[Saved entries]

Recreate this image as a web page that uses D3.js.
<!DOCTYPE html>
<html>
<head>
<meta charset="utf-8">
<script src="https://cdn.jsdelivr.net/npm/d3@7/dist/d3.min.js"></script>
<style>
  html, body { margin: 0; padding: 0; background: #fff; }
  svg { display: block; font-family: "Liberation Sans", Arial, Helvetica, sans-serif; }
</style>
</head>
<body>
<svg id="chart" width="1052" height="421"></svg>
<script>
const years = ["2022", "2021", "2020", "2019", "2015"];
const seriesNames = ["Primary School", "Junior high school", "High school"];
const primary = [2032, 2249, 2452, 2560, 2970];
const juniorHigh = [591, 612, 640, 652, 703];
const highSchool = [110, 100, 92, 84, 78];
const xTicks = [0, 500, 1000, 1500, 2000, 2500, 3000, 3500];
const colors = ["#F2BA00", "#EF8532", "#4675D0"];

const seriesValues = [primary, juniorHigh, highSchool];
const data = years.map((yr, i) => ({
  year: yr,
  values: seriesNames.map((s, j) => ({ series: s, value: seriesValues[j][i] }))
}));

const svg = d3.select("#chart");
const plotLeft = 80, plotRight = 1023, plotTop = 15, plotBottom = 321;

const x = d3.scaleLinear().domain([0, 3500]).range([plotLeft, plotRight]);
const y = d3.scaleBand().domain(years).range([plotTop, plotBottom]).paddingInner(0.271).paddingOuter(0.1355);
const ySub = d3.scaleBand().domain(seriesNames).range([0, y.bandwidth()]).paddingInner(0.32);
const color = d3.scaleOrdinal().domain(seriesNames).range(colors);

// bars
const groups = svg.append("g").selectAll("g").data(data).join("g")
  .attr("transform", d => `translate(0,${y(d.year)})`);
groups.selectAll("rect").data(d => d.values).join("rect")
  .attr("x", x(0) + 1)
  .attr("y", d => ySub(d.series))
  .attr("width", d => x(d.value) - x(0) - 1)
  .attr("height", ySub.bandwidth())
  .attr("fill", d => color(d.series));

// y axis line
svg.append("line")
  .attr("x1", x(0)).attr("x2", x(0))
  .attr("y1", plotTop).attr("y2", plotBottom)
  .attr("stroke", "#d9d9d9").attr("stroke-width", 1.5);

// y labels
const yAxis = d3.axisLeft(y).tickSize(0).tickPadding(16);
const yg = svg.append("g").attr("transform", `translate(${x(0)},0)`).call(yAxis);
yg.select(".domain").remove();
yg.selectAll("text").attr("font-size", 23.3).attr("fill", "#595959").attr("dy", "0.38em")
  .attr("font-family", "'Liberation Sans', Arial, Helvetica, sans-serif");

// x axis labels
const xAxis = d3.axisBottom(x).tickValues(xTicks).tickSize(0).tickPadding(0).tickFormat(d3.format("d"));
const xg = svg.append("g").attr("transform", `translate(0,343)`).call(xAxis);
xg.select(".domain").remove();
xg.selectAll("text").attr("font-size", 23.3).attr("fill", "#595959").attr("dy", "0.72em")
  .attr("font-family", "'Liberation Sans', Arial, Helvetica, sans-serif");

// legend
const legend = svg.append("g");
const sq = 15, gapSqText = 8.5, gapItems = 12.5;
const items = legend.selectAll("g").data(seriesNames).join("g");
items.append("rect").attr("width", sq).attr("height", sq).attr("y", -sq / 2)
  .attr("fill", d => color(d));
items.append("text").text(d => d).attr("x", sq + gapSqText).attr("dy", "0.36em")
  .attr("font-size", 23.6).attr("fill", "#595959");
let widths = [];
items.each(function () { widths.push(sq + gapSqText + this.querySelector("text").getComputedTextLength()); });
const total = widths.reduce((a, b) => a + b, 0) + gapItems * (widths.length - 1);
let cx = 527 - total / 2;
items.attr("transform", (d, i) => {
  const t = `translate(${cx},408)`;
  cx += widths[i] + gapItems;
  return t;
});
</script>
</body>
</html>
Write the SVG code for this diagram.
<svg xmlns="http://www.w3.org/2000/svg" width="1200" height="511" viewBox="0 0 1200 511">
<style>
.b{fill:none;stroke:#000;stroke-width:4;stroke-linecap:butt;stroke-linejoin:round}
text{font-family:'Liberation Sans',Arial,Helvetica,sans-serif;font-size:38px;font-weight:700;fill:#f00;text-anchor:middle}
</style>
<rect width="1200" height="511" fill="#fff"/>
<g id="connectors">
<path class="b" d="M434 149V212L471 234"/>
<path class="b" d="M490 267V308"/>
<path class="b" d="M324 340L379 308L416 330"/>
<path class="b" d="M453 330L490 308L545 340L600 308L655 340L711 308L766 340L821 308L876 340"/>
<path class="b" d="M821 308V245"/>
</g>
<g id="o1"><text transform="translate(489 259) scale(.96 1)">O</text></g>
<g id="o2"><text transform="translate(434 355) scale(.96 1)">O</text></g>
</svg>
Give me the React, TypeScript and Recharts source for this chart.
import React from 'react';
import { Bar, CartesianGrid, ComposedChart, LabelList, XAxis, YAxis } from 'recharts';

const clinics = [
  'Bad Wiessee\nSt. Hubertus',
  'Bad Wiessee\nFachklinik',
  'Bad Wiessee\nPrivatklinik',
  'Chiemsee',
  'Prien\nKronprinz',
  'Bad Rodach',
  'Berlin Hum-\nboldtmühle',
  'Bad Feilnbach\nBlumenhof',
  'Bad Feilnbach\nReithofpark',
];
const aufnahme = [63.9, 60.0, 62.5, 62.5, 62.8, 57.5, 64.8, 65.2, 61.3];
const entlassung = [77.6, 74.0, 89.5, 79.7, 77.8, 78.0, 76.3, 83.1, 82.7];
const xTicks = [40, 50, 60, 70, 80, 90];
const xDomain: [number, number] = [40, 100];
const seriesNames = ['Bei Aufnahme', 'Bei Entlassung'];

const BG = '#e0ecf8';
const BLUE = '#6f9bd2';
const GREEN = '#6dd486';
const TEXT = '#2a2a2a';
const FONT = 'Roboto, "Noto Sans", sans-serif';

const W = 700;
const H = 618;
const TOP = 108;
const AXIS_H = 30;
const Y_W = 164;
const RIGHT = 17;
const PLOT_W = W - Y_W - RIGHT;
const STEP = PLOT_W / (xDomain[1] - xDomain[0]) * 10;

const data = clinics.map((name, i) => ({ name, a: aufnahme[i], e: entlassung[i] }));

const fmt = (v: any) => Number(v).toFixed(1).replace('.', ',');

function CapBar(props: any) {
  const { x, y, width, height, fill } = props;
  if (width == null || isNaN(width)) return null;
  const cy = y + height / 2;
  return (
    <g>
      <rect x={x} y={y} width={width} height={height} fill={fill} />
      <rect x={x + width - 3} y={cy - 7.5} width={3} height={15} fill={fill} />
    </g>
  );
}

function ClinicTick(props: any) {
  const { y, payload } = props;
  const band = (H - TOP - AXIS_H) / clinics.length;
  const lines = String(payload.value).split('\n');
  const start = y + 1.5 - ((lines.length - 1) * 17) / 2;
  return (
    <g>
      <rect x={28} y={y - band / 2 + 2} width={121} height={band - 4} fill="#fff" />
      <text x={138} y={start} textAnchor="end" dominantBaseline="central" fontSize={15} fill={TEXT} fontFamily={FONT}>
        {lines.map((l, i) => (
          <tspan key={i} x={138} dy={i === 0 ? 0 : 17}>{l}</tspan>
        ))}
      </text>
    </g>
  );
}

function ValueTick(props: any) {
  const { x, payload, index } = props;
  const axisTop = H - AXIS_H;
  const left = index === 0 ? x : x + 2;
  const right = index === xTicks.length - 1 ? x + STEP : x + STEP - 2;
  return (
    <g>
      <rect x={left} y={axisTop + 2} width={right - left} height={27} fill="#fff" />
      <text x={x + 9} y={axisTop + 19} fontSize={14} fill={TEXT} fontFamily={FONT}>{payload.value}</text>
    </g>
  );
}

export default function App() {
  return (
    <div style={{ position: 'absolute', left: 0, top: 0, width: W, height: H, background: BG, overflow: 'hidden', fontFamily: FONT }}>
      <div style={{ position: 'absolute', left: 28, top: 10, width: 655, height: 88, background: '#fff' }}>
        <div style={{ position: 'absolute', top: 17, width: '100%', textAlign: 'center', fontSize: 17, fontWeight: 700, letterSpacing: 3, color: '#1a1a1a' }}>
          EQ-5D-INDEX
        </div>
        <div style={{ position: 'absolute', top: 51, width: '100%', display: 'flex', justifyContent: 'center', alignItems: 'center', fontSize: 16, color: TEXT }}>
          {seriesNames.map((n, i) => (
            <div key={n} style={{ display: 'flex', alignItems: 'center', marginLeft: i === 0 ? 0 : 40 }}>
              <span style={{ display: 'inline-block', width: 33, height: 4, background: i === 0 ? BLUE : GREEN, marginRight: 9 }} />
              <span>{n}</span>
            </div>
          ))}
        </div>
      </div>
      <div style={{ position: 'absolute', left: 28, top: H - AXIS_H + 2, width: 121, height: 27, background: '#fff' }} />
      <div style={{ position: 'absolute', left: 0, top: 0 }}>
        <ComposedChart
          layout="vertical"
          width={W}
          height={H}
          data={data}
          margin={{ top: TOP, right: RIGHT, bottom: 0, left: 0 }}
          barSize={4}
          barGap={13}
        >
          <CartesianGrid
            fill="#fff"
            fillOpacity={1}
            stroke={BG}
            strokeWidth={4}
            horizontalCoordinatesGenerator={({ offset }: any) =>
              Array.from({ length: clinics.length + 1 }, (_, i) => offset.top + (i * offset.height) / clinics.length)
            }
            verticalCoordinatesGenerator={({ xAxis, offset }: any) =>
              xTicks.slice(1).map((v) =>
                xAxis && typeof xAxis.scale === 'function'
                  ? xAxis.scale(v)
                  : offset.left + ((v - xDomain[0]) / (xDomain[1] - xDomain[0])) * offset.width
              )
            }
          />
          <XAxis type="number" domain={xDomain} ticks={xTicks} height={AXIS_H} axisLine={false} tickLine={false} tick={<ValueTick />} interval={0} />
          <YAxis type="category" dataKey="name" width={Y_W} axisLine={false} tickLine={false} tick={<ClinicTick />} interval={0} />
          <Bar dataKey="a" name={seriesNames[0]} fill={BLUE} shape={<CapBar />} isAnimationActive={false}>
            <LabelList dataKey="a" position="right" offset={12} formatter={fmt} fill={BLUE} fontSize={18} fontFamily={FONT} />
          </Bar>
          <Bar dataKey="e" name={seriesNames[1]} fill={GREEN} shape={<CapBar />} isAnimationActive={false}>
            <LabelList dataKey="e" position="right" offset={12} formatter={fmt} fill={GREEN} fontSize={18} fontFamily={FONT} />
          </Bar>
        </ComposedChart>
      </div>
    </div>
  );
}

» **THE TASK**
Review the preceding data and report every line that includes the string "React".

» **CORRECT ANSWER**
Give me the React, TypeScript and Recharts source for this chart.
import React from 'react';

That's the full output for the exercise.